--- Data block ---

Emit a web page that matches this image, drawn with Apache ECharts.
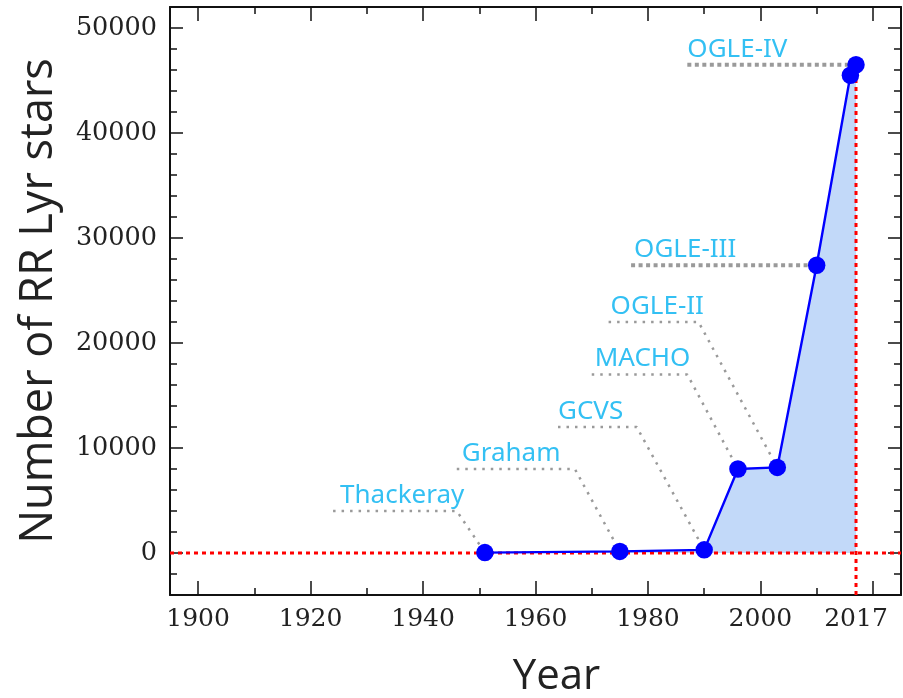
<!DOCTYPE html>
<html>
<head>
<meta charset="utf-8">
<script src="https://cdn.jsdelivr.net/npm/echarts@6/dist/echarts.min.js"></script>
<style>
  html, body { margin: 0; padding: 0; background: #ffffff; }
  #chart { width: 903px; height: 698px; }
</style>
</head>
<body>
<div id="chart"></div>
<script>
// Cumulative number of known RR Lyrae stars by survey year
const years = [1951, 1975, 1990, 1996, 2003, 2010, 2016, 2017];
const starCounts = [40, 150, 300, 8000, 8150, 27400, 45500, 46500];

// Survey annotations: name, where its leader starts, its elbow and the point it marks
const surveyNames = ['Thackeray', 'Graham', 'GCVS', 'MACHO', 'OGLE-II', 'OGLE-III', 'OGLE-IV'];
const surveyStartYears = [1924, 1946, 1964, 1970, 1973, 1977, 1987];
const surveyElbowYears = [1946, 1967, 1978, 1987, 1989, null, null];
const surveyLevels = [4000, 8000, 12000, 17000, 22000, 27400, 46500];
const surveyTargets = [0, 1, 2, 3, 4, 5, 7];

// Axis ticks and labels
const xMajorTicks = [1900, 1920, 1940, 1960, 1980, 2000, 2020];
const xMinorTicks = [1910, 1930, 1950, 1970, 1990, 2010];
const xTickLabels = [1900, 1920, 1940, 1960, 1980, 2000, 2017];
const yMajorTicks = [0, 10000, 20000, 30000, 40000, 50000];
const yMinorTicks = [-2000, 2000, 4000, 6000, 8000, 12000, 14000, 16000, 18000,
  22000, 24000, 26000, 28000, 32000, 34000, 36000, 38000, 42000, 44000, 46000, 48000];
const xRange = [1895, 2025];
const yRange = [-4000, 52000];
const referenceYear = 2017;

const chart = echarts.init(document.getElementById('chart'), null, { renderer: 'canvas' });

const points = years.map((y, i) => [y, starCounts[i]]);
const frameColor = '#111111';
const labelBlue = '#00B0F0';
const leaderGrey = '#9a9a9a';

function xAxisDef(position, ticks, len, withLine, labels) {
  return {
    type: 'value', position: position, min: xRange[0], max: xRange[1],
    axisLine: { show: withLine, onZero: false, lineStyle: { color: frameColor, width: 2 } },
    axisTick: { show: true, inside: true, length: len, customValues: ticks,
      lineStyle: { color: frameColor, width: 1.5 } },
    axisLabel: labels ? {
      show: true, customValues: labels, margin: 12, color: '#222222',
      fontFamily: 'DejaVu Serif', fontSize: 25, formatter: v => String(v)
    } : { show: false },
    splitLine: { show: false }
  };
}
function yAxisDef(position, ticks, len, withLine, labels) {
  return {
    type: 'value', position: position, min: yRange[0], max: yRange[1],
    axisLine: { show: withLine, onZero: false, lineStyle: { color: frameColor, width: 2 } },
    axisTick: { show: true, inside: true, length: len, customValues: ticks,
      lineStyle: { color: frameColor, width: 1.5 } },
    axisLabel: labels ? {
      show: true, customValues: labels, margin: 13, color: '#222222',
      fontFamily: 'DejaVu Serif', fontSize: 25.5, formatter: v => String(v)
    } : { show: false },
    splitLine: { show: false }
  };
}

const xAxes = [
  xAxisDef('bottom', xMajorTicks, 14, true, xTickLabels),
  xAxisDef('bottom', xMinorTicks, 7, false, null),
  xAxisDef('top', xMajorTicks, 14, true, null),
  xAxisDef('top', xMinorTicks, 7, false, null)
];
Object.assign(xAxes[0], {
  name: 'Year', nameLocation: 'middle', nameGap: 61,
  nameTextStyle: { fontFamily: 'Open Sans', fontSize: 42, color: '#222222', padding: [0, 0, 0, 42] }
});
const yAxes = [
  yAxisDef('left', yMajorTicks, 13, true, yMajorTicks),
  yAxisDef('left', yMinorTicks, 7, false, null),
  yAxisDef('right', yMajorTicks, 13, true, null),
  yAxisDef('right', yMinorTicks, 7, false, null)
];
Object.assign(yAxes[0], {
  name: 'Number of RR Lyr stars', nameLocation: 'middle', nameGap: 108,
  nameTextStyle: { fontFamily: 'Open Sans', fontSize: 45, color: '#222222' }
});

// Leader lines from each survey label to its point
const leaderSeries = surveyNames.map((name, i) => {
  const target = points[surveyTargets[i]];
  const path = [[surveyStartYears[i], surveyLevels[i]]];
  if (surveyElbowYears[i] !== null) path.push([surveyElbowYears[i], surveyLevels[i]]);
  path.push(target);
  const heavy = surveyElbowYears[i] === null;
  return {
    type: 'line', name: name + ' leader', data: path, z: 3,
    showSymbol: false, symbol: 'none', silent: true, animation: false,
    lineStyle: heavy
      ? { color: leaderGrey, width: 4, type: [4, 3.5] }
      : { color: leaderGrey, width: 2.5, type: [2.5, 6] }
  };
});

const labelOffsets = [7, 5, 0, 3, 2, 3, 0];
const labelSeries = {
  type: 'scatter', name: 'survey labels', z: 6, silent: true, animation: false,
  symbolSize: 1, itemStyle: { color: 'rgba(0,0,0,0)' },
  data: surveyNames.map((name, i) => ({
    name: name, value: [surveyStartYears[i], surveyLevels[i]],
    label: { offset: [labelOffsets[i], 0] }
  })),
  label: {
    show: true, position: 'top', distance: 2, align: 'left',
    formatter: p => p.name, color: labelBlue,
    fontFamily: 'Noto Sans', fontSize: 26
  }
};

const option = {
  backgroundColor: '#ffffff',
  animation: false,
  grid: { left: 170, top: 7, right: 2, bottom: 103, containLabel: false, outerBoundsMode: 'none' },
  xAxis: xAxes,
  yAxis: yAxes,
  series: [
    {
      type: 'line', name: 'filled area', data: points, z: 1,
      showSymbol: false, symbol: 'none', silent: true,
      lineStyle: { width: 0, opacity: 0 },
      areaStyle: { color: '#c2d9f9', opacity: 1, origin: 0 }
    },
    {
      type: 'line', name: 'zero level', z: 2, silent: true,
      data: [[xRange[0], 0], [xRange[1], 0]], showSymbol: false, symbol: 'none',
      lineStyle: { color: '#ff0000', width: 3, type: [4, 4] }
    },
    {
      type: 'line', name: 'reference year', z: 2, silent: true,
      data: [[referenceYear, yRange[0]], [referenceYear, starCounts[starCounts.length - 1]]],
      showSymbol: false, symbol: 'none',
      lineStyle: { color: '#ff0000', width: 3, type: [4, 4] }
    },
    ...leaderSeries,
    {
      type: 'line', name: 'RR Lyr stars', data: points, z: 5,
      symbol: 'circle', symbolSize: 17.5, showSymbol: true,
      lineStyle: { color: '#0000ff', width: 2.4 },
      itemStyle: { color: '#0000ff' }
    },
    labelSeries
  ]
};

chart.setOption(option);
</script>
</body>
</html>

---

**What is required:** Reproduce the listing exactly. Leave its pictures out.

**Written solution:**
Emit a web page that matches this image, drawn with Apache ECharts.
<!DOCTYPE html>
<html>
<head>
<meta charset="utf-8">
<script src="https://cdn.jsdelivr.net/npm/echarts@6/dist/echarts.min.js"></script>
<style>
  html, body { margin: 0; padding: 0; background: #ffffff; }
  #chart { width: 903px; height: 698px; }
</style>
</head>
<body>
<div id="chart"></div>
<script>
// Cumulative number of known RR Lyrae stars by survey year
const years = [1951, 1975, 1990, 1996, 2003, 2010, 2016, 2017];
const starCounts = [40, 150, 300, 8000, 8150, 27400, 45500, 46500];

// Survey annotations: name, where its leader starts, its elbow and the point it marks
const surveyNames = ['Thackeray', 'Graham', 'GCVS', 'MACHO', 'OGLE-II', 'OGLE-III', 'OGLE-IV'];
const surveyStartYears = [1924, 1946, 1964, 1970, 1973, 1977, 1987];
const surveyElbowYears = [1946, 1967, 1978, 1987, 1989, null, null];
const surveyLevels = [4000, 8000, 12000, 17000, 22000, 27400, 46500];
const surveyTargets = [0, 1, 2, 3, 4, 5, 7];

// Axis ticks and labels
const xMajorTicks = [1900, 1920, 1940, 1960, 1980, 2000, 2020];
const xMinorTicks = [1910, 1930, 1950, 1970, 1990, 2010];
const xTickLabels = [1900, 1920, 1940, 1960, 1980, 2000, 2017];
const yMajorTicks = [0, 10000, 20000, 30000, 40000, 50000];
const yMinorTicks = [-2000, 2000, 4000, 6000, 8000, 12000, 14000, 16000, 18000,
  22000, 24000, 26000, 28000, 32000, 34000, 36000, 38000, 42000, 44000, 46000, 48000];
const xRange = [1895, 2025];
const yRange = [-4000, 52000];
const referenceYear = 2017;

const chart = echarts.init(document.getElementById('chart'), null, { renderer: 'canvas' });

const points = years.map((y, i) => [y, starCounts[i]]);
const frameColor = '#111111';
const labelBlue = '#00B0F0';
const leaderGrey = '#9a9a9a';

function xAxisDef(position, ticks, len, withLine, labels) {
  return {
    type: 'value', position: position, min: xRange[0], max: xRange[1],
    axisLine: { show: withLine, onZero: false, lineStyle: { color: frameColor, width: 2 } },
    axisTick: { show: true, inside: true, length: len, customValues: ticks,
      lineStyle: { color: frameColor, width: 1.5 } },
    axisLabel: labels ? {
      show: true, customValues: labels, margin: 12, color: '#222222',
      fontFamily: 'DejaVu Serif', fontSize: 25, formatter: v => String(v)
    } : { show: false },
    splitLine: { show: false }
  };
}
function yAxisDef(position, ticks, len, withLine, labels) {
  return {
    type: 'value', position: position, min: yRange[0], max: yRange[1],
    axisLine: { show: withLine, onZero: false, lineStyle: { color: frameColor, width: 2 } },
    axisTick: { show: true, inside: true, length: len, customValues: ticks,
      lineStyle: { color: frameColor, width: 1.5 } },
    axisLabel: labels ? {
      show: true, customValues: labels, margin: 13, color: '#222222',
      fontFamily: 'DejaVu Serif', fontSize: 25.5, formatter: v => String(v)
    } : { show: false },
    splitLine: { show: false }
  };
}

const xAxes = [
  xAxisDef('bottom', xMajorTicks, 14, true, xTickLabels),
  xAxisDef('bottom', xMinorTicks, 7, false, null),
  xAxisDef('top', xMajorTicks, 14, true, null),
  xAxisDef('top', xMinorTicks, 7, false, null)
];
Object.assign(xAxes[0], {
  name: 'Year', nameLocation: 'middle', nameGap: 61,
  nameTextStyle: { fontFamily: 'Open Sans', fontSize: 42, color: '#222222', padding: [0, 0, 0, 42] }
});
const yAxes = [
  yAxisDef('left', yMajorTicks, 13, true, yMajorTicks),
  yAxisDef('left', yMinorTicks, 7, false, null),
  yAxisDef('right', yMajorTicks, 13, true, null),
  yAxisDef('right', yMinorTicks, 7, false, null)
];
Object.assign(yAxes[0], {
  name: 'Number of RR Lyr stars', nameLocation: 'middle', nameGap: 108,
  nameTextStyle: { fontFamily: 'Open Sans', fontSize: 45, color: '#222222' }
});

// Leader lines from each survey label to its point
const leaderSeries = surveyNames.map((name, i) => {
  const target = points[surveyTargets[i]];
  const path = [[surveyStartYears[i], surveyLevels[i]]];
  if (surveyElbowYears[i] !== null) path.push([surveyElbowYears[i], surveyLevels[i]]);
  path.push(target);
  const heavy = surveyElbowYears[i] === null;
  return {
    type: 'line', name: name + ' leader', data: path, z: 3,
    showSymbol: false, symbol: 'none', silent: true, animation: false,
    lineStyle: heavy
      ? { color: leaderGrey, width: 4, type: [4, 3.5] }
      : { color: leaderGrey, width: 2.5, type: [2.5, 6] }
  };
});

const labelOffsets = [7, 5, 0, 3, 2, 3, 0];
const labelSeries = {
  type: 'scatter', name: 'survey labels', z: 6, silent: true, animation: false,
  symbolSize: 1, itemStyle: { color: 'rgba(0,0,0,0)' },
  data: surveyNames.map((name, i) => ({
    name: name, value: [surveyStartYears[i], surveyLevels[i]],
    label: { offset: [labelOffsets[i], 0] }
  })),
  label: {
    show: true, position: 'top', distance: 2, align: 'left',
    formatter: p => p.name, color: labelBlue,
    fontFamily: 'Noto Sans', fontSize: 26
  }
};

const option = {
  backgroundColor: '#ffffff',
  animation: false,
  grid: { left: 170, top: 7, right: 2, bottom: 103, containLabel: false, outerBoundsMode: 'none' },
  xAxis: xAxes,
  yAxis: yAxes,
  series: [
    {
      type: 'line', name: 'filled area', data: points, z: 1,
      showSymbol: false, symbol: 'none', silent: true,
      lineStyle: { width: 0, opacity: 0 },
      areaStyle: { color: '#c2d9f9', opacity: 1, origin: 0 }
    },
    {
      type: 'line', name: 'zero level', z: 2, silent: true,
      data: [[xRange[0], 0], [xRange[1], 0]], showSymbol: false, symbol: 'none',
      lineStyle: { color: '#ff0000', width: 3, type: [4, 4] }
    },
    {
      type: 'line', name: 'reference year', z: 2, silent: true,
      data: [[referenceYear, yRange[0]], [referenceYear, starCounts[starCounts.length - 1]]],
      showSymbol: false, symbol: 'none',
      lineStyle: { color: '#ff0000', width: 3, type: [4, 4] }
    },
    ...leaderSeries,
    {
      type: 'line', name: 'RR Lyr stars', data: points, z: 5,
      symbol: 'circle', symbolSize: 17.5, showSymbol: true,
      lineStyle: { color: '#0000ff', width: 2.4 },
      itemStyle: { color: '#0000ff' }
    },
    labelSeries
  ]
};

chart.setOption(option);
</script>
</body>
</html>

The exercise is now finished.